To those who firmly believe that teachers are overpaid and underworked I respond, "Quit complaining! If teaching is a gravy train job, join the gravy train!"

If the salary complainers have at least a high school diploma, they can be encouraged to further their education, get their master's degrees and apply for these teaching jobs that they believe to be easy and well-paid. Salary complainers can quit their jobs, apply for scholarships, borrow from banks, ask their parents and relatives to mortgage their houses, convince their spouses to take on second jobs and find other ways to finance their five years of education.

With luck, at the end of five years of hard work, they will have a master's degree and be able to get a job that pays more than $43,000 a year.

Once they are earning such a huge amount of money they can easily support their families and at the same time pay back the $80,000 to $150,000 that they now owe because, for the last five years they have been going to college and not working. During the summer months, when they're not taking required workshops, the salary complainers who are now teachers can find part-time jobs.
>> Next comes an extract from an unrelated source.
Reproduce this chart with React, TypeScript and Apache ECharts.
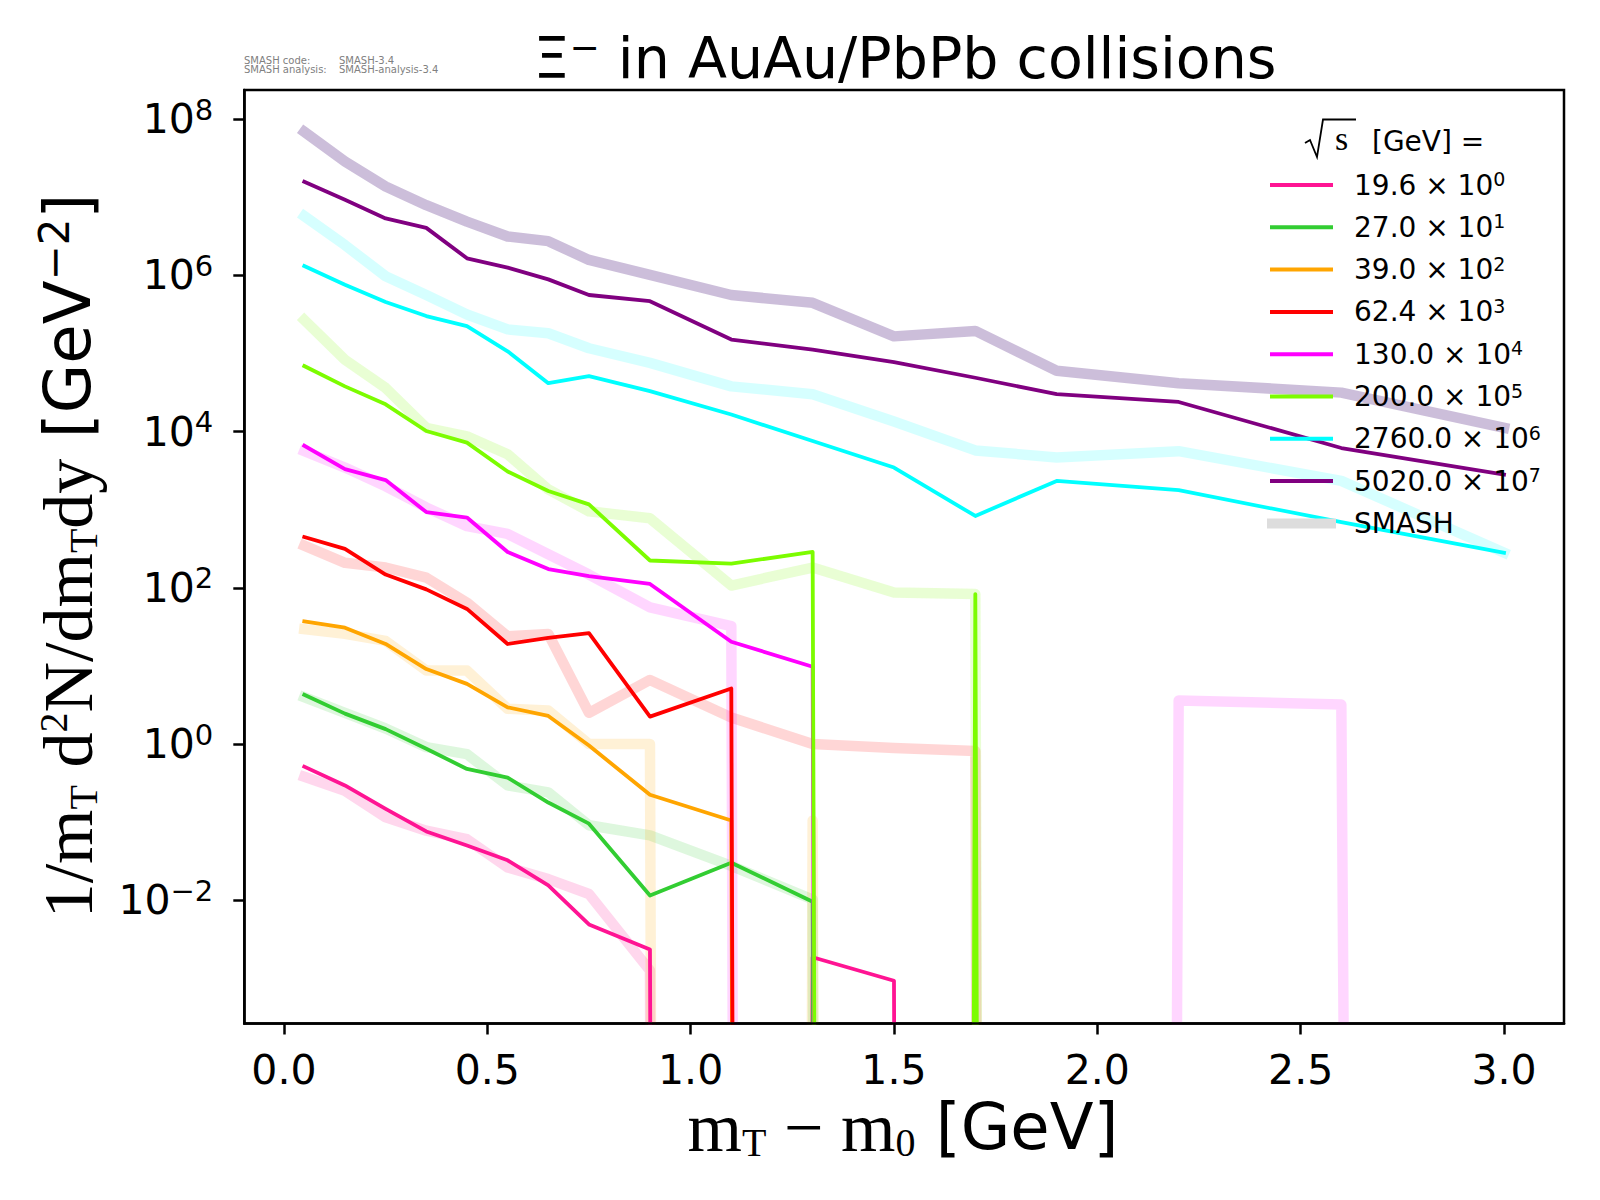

Of those who complain that teachers are overpaid and underworked, some will say that such a plan is too difficult. Some of the salary complainers will say that they do not wish to wind up owing such large amounts of money. Some of the salary complainers will say that they do not want to spend five years of their lives passing college courses, some of which will be difficult courses taught by difficult teachers.

To those salary complainers who say that they do not wish to go through the effort required to become a teacher my response is, "Then quit complaining that those are willing to do what is necessary to become a teacher make more money than you do."

Russell Williams is a former member of the Washington County School Board.